Aim - Transcribe all of the material exactly, except for its pictures.
------ Supplied information ------
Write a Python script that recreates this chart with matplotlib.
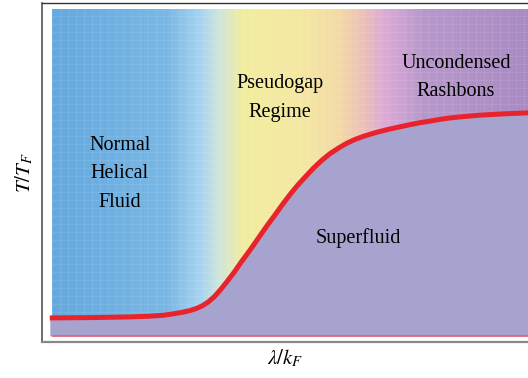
import numpy as np
import matplotlib
matplotlib.use('Agg')
import matplotlib.pyplot as plt
from matplotlib.colors import LinearSegmentedColormap

plt.rcParams['font.family'] = ['Liberation Serif', 'DejaVu Serif']
plt.rcParams['mathtext.fontset'] = 'stix'

# phase boundary T_c(lambda) (axis units 0..1)
lam = [0.016, 0.10, 0.18, 0.22, 0.25, 0.27, 0.29, 0.305, 0.318, 0.330,
       0.342, 0.354, 0.366, 0.38, 0.395, 0.41, 0.428, 0.445, 0.462, 0.48,
       0.496, 0.512, 0.527, 0.543, 0.558, 0.575, 0.592, 0.61, 0.628, 0.645,
       0.662, 0.68, 0.695, 0.715, 0.737, 0.757, 0.778, 0.80, 0.82, 0.84,
       0.86, 0.90, 0.95, 1.0]
tc = [0.071, 0.072, 0.074, 0.076, 0.079, 0.083, 0.088, 0.093, 0.099, 0.107,
      0.118, 0.133, 0.152, 0.177, 0.205, 0.236, 0.271, 0.306, 0.341, 0.376,
      0.408, 0.438, 0.464, 0.489, 0.512, 0.535, 0.555, 0.572, 0.587, 0.598,
      0.607, 0.615, 0.621, 0.628, 0.635, 0.641, 0.647, 0.652, 0.657, 0.661,
      0.664, 0.669, 0.673, 0.676]

# background colour stops (position along lambda, colour)
bg_pos = [0.0, 0.24, 0.31, 0.35, 0.40, 0.52, 0.60, 0.65, 0.70, 0.78, 1.0]
bg_col = ['#64a9e0', '#79b8e6', '#a6d3f0', '#cfe6dc', '#f2ed9e', '#f5e8a0',
          '#f3dba4', '#eec2b6', '#dcaad6', '#b898cc', '#a98bc3']

y_base = 0.018
x_left = 0.02
y_top = 0.98

fig = plt.figure(figsize=(5.28, 3.78), dpi=100)
ax = fig.add_axes([42/528, 36/378, 486/528, 339/378])
ax.set_xlim(0, 1)
ax.set_ylim(0, 1)

cmap = LinearSegmentedColormap.from_list('bg', list(zip(bg_pos, bg_col)))
grad = np.linspace(0, 1, 512).reshape(1, -1)
ax.imshow(grad, cmap=cmap, aspect='auto', extent=[x_left, 1, y_base, y_top],
          origin='lower', zorder=0, interpolation='bilinear')

# faint mesh texture on the background
for gx in np.arange(x_left, 1, 8/486):
    ax.axvline(gx, ymin=y_base, ymax=y_top, color='white', lw=0.5, alpha=0.12, zorder=0.5)
for gy in np.arange(y_base, y_top, 8/339):
    ax.axhline(gy, xmin=x_left, xmax=1, color='white', lw=0.5, alpha=0.12, zorder=0.5)

ax.fill_between(lam, y_base, tc, color='#a6a3ce', zorder=1, lw=0)
ax.plot(lam, tc, color='#e8232b', lw=3.6, solid_capstyle='butt',
        solid_joinstyle='round', zorder=3)
ax.hlines(y_base, x_left, 1, color='#e0606e', lw=1.2, zorder=2)

fs = 14.5
ls = 1.7
ax.text(0.16, 0.496, "Normal\nHelical\nFluid", ha='center', va='center',
        fontsize=fs, linespacing=ls, zorder=4)
ax.text(0.49, 0.72, "Pseudogap\nRegime", ha='center', va='center',
        fontsize=fs, linespacing=ls, zorder=4)
ax.text(0.852, 0.78, "Uncondensed\nRashbons", ha='center', va='center',
        fontsize=fs, linespacing=ls, zorder=4)
ax.text(0.650, 0.307, "Superfluid", ha='center', va='center',
        fontsize=fs, zorder=4)

ax.set_xticks([])
ax.set_yticks([])
ax.spines['right'].set_visible(False)
ax.spines['top'].set_color('#333333')
ax.spines['top'].set_linewidth(1.0)
ax.spines['left'].set_color('#555555')
ax.spines['left'].set_linewidth(1.2)
ax.spines['bottom'].set_color('#888888')
ax.spines['bottom'].set_linewidth(1.6)

ax.set_xlabel(r"$\lambda/k_F$", fontsize=15, labelpad=4)
ax.set_ylabel(r"$T/T_F$", fontsize=15, labelpad=5)

plt.savefig("out.png", dpi=100)
plt.close()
------
Final result -
Write a Python script that recreates this chart with matplotlib.
import numpy as np
import matplotlib
matplotlib.use('Agg')
import matplotlib.pyplot as plt
from matplotlib.colors import LinearSegmentedColormap

plt.rcParams['font.family'] = ['Liberation Serif', 'DejaVu Serif']
plt.rcParams['mathtext.fontset'] = 'stix'

# phase boundary T_c(lambda) (axis units 0..1)
lam = [0.016, 0.10, 0.18, 0.22, 0.25, 0.27, 0.29, 0.305, 0.318, 0.330,
       0.342, 0.354, 0.366, 0.38, 0.395, 0.41, 0.428, 0.445, 0.462, 0.48,
       0.496, 0.512, 0.527, 0.543, 0.558, 0.575, 0.592, 0.61, 0.628, 0.645,
       0.662, 0.68, 0.695, 0.715, 0.737, 0.757, 0.778, 0.80, 0.82, 0.84,
       0.86, 0.90, 0.95, 1.0]
tc = [0.071, 0.072, 0.074, 0.076, 0.079, 0.083, 0.088, 0.093, 0.099, 0.107,
      0.118, 0.133, 0.152, 0.177, 0.205, 0.236, 0.271, 0.306, 0.341, 0.376,
      0.408, 0.438, 0.464, 0.489, 0.512, 0.535, 0.555, 0.572, 0.587, 0.598,
      0.607, 0.615, 0.621, 0.628, 0.635, 0.641, 0.647, 0.652, 0.657, 0.661,
      0.664, 0.669, 0.673, 0.676]

# background colour stops (position along lambda, colour)
bg_pos = [0.0, 0.24, 0.31, 0.35, 0.40, 0.52, 0.60, 0.65, 0.70, 0.78, 1.0]
bg_col = ['#64a9e0', '#79b8e6', '#a6d3f0', '#cfe6dc', '#f2ed9e', '#f5e8a0',
          '#f3dba4', '#eec2b6', '#dcaad6', '#b898cc', '#a98bc3']

y_base = 0.018
x_left = 0.02
y_top = 0.98

fig = plt.figure(figsize=(5.28, 3.78), dpi=100)
ax = fig.add_axes([42/528, 36/378, 486/528, 339/378])
ax.set_xlim(0, 1)
ax.set_ylim(0, 1)

cmap = LinearSegmentedColormap.from_list('bg', list(zip(bg_pos, bg_col)))
grad = np.linspace(0, 1, 512).reshape(1, -1)
ax.imshow(grad, cmap=cmap, aspect='auto', extent=[x_left, 1, y_base, y_top],
          origin='lower', zorder=0, interpolation='bilinear')

# faint mesh texture on the background
for gx in np.arange(x_left, 1, 8/486):
    ax.axvline(gx, ymin=y_base, ymax=y_top, color='white', lw=0.5, alpha=0.12, zorder=0.5)
for gy in np.arange(y_base, y_top, 8/339):
    ax.axhline(gy, xmin=x_left, xmax=1, color='white', lw=0.5, alpha=0.12, zorder=0.5)

ax.fill_between(lam, y_base, tc, color='#a6a3ce', zorder=1, lw=0)
ax.plot(lam, tc, color='#e8232b', lw=3.6, solid_capstyle='butt',
        solid_joinstyle='round', zorder=3)
ax.hlines(y_base, x_left, 1, color='#e0606e', lw=1.2, zorder=2)

fs = 14.5
ls = 1.7
ax.text(0.16, 0.496, "Normal\nHelical\nFluid", ha='center', va='center',
        fontsize=fs, linespacing=ls, zorder=4)
ax.text(0.49, 0.72, "Pseudogap\nRegime", ha='center', va='center',
        fontsize=fs, linespacing=ls, zorder=4)
ax.text(0.852, 0.78, "Uncondensed\nRashbons", ha='center', va='center',
        fontsize=fs, linespacing=ls, zorder=4)
ax.text(0.650, 0.307, "Superfluid", ha='center', va='center',
        fontsize=fs, zorder=4)

ax.set_xticks([])
ax.set_yticks([])
ax.spines['right'].set_visible(False)
ax.spines['top'].set_color('#333333')
ax.spines['top'].set_linewidth(1.0)
ax.spines['left'].set_color('#555555')
ax.spines['left'].set_linewidth(1.2)
ax.spines['bottom'].set_color('#888888')
ax.spines['bottom'].set_linewidth(1.6)

ax.set_xlabel(r"$\lambda/k_F$", fontsize=15, labelpad=4)
ax.set_ylabel(r"$T/T_F$", fontsize=15, labelpad=5)

plt.savefig("out.png", dpi=100)
plt.close()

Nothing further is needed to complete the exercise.